SHORT PROBLEM >> Pull every line containing "that" from the entries.

* start PROVIDED DATA *

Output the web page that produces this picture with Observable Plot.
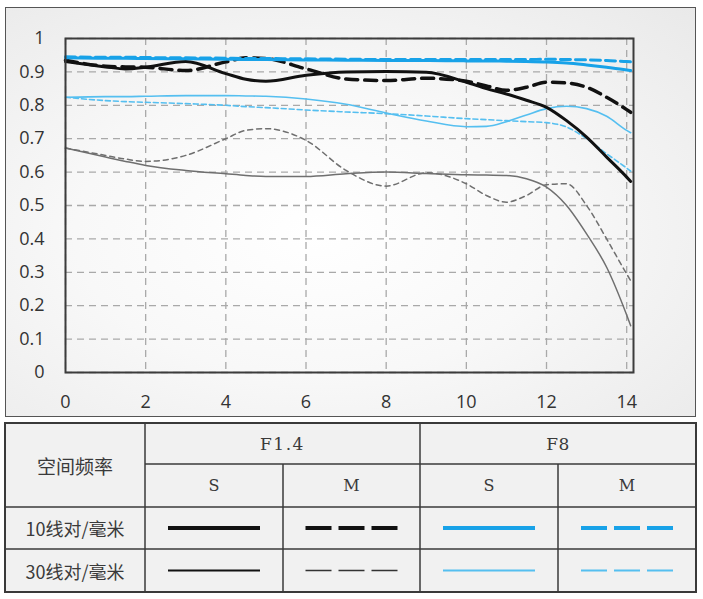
<!DOCTYPE html>
<html>
<head>
<meta charset="utf-8">
<script src="https://cdn.jsdelivr.net/npm/d3@7"></script>
<script src="https://cdn.jsdelivr.net/npm/@observablehq/plot@0.6"></script>
<style>
  html, body { margin: 0; padding: 0; background: #ffffff; }
  #page { position: relative; width: 703px; height: 599px; overflow: hidden; }
  #panel { position: absolute; left: 5px; top: 7px; width: 689px; height: 408px;
    border: 1.5px solid #555;
    background: radial-gradient(ellipse at 45% 55%, #ffffff 0%, #f8f8f8 45%, #e9e9e9 100%); }
  #chart { position: absolute; left: 0; top: 0; }
  #legend { position: absolute; left: 0; top: 0; }
</style>
</head>
<body>
<div id="page">
  <div id="panel"></div>
  <div id="chart"></div>
  <div id="legend"></div>
</div>
<script>
// ---- data ----
const xs = [0, 1, 1.5, 2, 3, 4, 4.5, 5, 6, 7, 8, 9, 10, 10.5, 11, 11.5, 12, 12.5, 13, 13.5, 14, 14.1];
const f14S10 = [0.931, 0.915, 0.909, 0.914, 0.931, 0.895, 0.878, 0.872, 0.890, 0.900, 0.901, 0.899, 0.869, 0.850, 0.834, 0.815, 0.794, 0.754, 0.705, 0.645, 0.585, 0.572];
const f14M10 = [0.935, 0.917, 0.915, 0.914, 0.904, 0.930, 0.942, 0.940, 0.909, 0.879, 0.874, 0.881, 0.872, 0.858, 0.845, 0.854, 0.869, 0.867, 0.854, 0.824, 0.787, 0.779];
const f8S10  = [0.942, 0.941, 0.941, 0.940, 0.939, 0.938, 0.937, 0.937, 0.936, 0.935, 0.934, 0.934, 0.933, 0.933, 0.932, 0.931, 0.930, 0.927, 0.921, 0.914, 0.906, 0.904];
const f8M10  = [0.945, 0.944, 0.944, 0.943, 0.942, 0.941, 0.940, 0.940, 0.939, 0.938, 0.937, 0.937, 0.937, 0.937, 0.937, 0.937, 0.938, 0.937, 0.936, 0.934, 0.931, 0.930];
const f8S30  = [0.824, 0.826, 0.826, 0.827, 0.829, 0.829, 0.828, 0.827, 0.819, 0.803, 0.777, 0.753, 0.736, 0.737, 0.751, 0.771, 0.790, 0.797, 0.790, 0.767, 0.725, 0.718];
const f8M30  = [0.824, 0.814, 0.811, 0.809, 0.805, 0.800, 0.796, 0.793, 0.786, 0.780, 0.775, 0.768, 0.760, 0.757, 0.754, 0.751, 0.748, 0.735, 0.700, 0.655, 0.612, 0.603];
const f14S30 = [0.672, 0.645, 0.632, 0.620, 0.605, 0.595, 0.590, 0.587, 0.587, 0.595, 0.600, 0.596, 0.592, 0.591, 0.590, 0.580, 0.555, 0.500, 0.415, 0.315, 0.172, 0.140];
const f14M30 = [0.672, 0.650, 0.639, 0.632, 0.650, 0.700, 0.725, 0.730, 0.695, 0.605, 0.558, 0.598, 0.565, 0.530, 0.510, 0.530, 0.562, 0.565, 0.500, 0.400, 0.295, 0.275];

const xTicks = [0, 2, 4, 6, 8, 10, 12, 14];
const yTicks = [0, 0.1, 0.2, 0.3, 0.4, 0.5, 0.6, 0.7, 0.8, 0.9, 1];

const rowLabels = ["10线对/毫米", "30线对/毫米"];
const apertures = ["F1.4", "F8"];
const directions = ["S", "M"];
const headerLabel = "空间频率";

// ---- styles ----
const BLACK = "#111111", GREY = "#6f6f6f", BLUE = "#18a2e8", LBLUE = "#55bff0";
const series = [
  {values: f14S30, stroke: GREY,  width: 1.5, dash: null},
  {values: f14M30, stroke: GREY,  width: 1.5, dash: "5,4"},
  {values: f8S30,  stroke: LBLUE, width: 1.6, dash: null},
  {values: f8M30,  stroke: LBLUE, width: 1.6, dash: "5,3"},
  {values: f14S10, stroke: BLACK, width: 3,   dash: null},
  {values: f14M10, stroke: BLACK, width: 3.5, dash: "12,7"},
  {values: f8S10,  stroke: BLUE,  width: 3,   dash: null},
  {values: f8M10,  stroke: BLUE,  width: 3,   dash: "10,5"}
];

const lineMarks = series.map(s =>
  Plot.line(xs.map((x, i) => ({x, y: s.values[i]})), {
    x: "x", y: "y", stroke: s.stroke, strokeWidth: s.width,
    strokeDasharray: s.dash || undefined, curve: "monotone-x"
  })
);

const chart = Plot.plot({
  width: 703, height: 420,
  marginLeft: 65, marginTop: 38, marginRight: 70, marginBottom: 48,
  x: {domain: [0, 14.17]},
  y: {domain: [0, 1]},
  style: {background: "transparent", fontFamily: "'Open Sans', Lato, sans-serif", fontSize: "18px", color: "#333"},
  marks: [
    Plot.gridX(xTicks, {stroke: "#a9a9a9", strokeOpacity: 1, strokeWidth: 1.3, strokeDasharray: "7,5"}),
    Plot.gridY(yTicks, {stroke: "#a9a9a9", strokeOpacity: 1, strokeWidth: 1.3, strokeDasharray: "7,5"}),
    ...lineMarks,
    Plot.frame({stroke: "#3c3c3c", strokeWidth: 2}),
    Plot.axisX(xTicks, {tickSize: 0, tickPadding: 23, label: null, fontSize: 18, fill: "#333"}),
    Plot.axisY(yTicks, {tickSize: 0, tickPadding: 21, label: null, fontSize: 18, fill: "#333",
      tickFormat: d => d3.format(".1~f")(d)})
  ]
});
document.getElementById("chart").appendChild(chart);

// ---- legend table ----
const svg = d3.select("#legend").append("svg").attr("width", 703).attr("height", 599);
const colX = [5, 145, 283, 420, 558, 696];
const rowY = [423, 464, 507, 549, 592];
const lc = "#3a3a3a";
svg.append("rect").attr("x", colX[0]).attr("y", rowY[0]).attr("width", colX[5] - colX[0]).attr("height", rowY[4] - rowY[0])
  .attr("fill", "#f1f1f1").attr("stroke", lc).attr("stroke-width", 2);
const seg = (x1, y1, x2, y2) => svg.append("line").attr("x1", x1).attr("y1", y1).attr("x2", x2).attr("y2", y2)
  .attr("stroke", lc).attr("stroke-width", 1.5);
seg(colX[1], rowY[0], colX[1], rowY[4]);
seg(colX[3], rowY[0], colX[3], rowY[4]);
seg(colX[2], rowY[1], colX[2], rowY[4]);
seg(colX[4], rowY[1], colX[4], rowY[4]);
seg(colX[1], rowY[1], colX[5], rowY[1]);
seg(colX[0], rowY[2], colX[5], rowY[2]);
seg(colX[0], rowY[3], colX[5], rowY[3]);

const txt = (x, y, t, font, size, ls) => svg.append("text").attr("x", x).attr("y", y).text(t)
  .attr("text-anchor", "middle").attr("dominant-baseline", "central")
  .attr("font-family", font).attr("font-size", size).attr("fill", "#3a3a3a")
  .attr("letter-spacing", ls || 0);
const cjk = "'Noto Sans CJK SC', sans-serif";
const serif = "'DejaVu Serif', 'Liberation Serif', serif";
txt((colX[0] + colX[1]) / 2, (rowY[0] + rowY[2]) / 2, headerLabel, cjk, 19);
txt((colX[0] + colX[1]) / 2, (rowY[2] + rowY[3]) / 2, rowLabels[0], cjk, 18);
txt((colX[0] + colX[1]) / 2, (rowY[3] + rowY[4]) / 2, rowLabels[1], cjk, 18);
txt((colX[1] + colX[3]) / 2, (rowY[0] + rowY[1]) / 2, apertures[0], serif, 17, 1.5);
txt((colX[3] + colX[5]) / 2, (rowY[0] + rowY[1]) / 2, apertures[1], serif, 17, 0.5);
[1, 2, 3, 4].forEach((c, i) => txt((colX[c] + colX[c + 1]) / 2, (rowY[1] + rowY[2]) / 2, directions[i % 2], serif, 16));

// legend samples: [col, row, color, width, dashed]
const samples = [
  [1, 2, BLACK, 4, false], [2, 2, BLACK, 4, true], [3, 2, BLUE, 4, false], [4, 2, BLUE, 4, true],
  [1, 3, BLACK, 2, false], [2, 3, "#333", 1.6, true], [3, 3, LBLUE, 2, false], [4, 3, LBLUE, 2, true]
];
samples.forEach(([c, r, color, w, dashed]) => {
  const cx = (colX[c] + colX[c + 1]) / 2, cy = (rowY[r] + rowY[r + 1]) / 2;
  svg.append("line").attr("x1", cx - 46).attr("x2", cx + 46).attr("y1", cy).attr("y2", cy)
    .attr("stroke", color).attr("stroke-width", w)
    .attr("stroke-dasharray", dashed ? "26,7" : null);
});
</script>
</body>
</html>
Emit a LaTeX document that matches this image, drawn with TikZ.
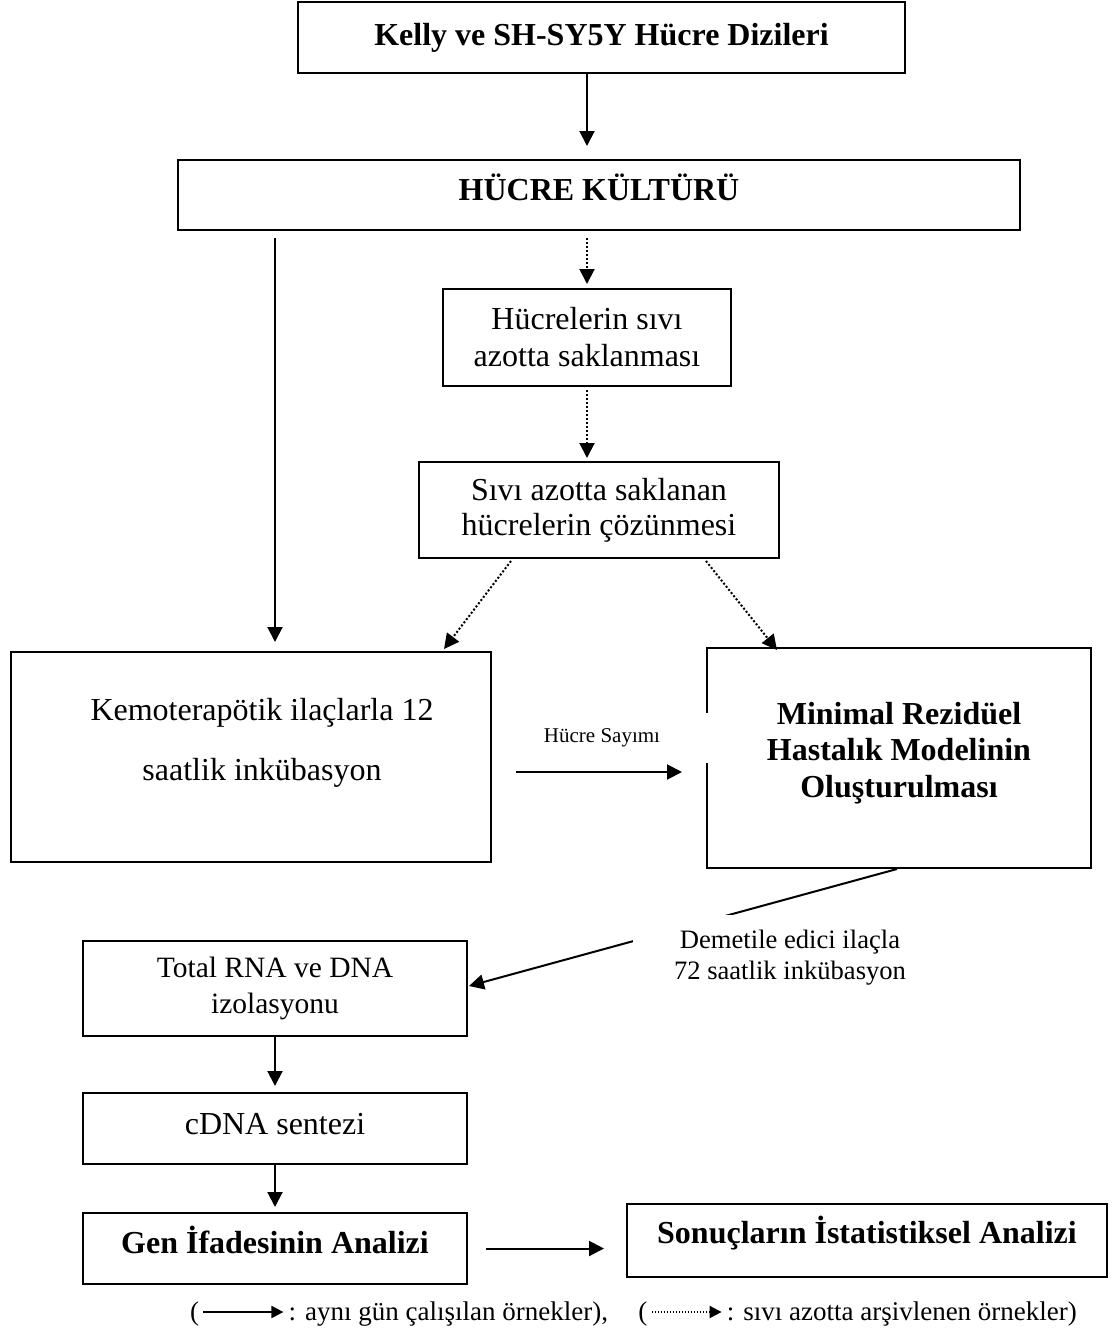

* end PROVIDED DATA *

ANSWER TO THE TASK >>
Output the web page that produces this picture with Observable Plot.
Emit a LaTeX document that matches this image, drawn with TikZ.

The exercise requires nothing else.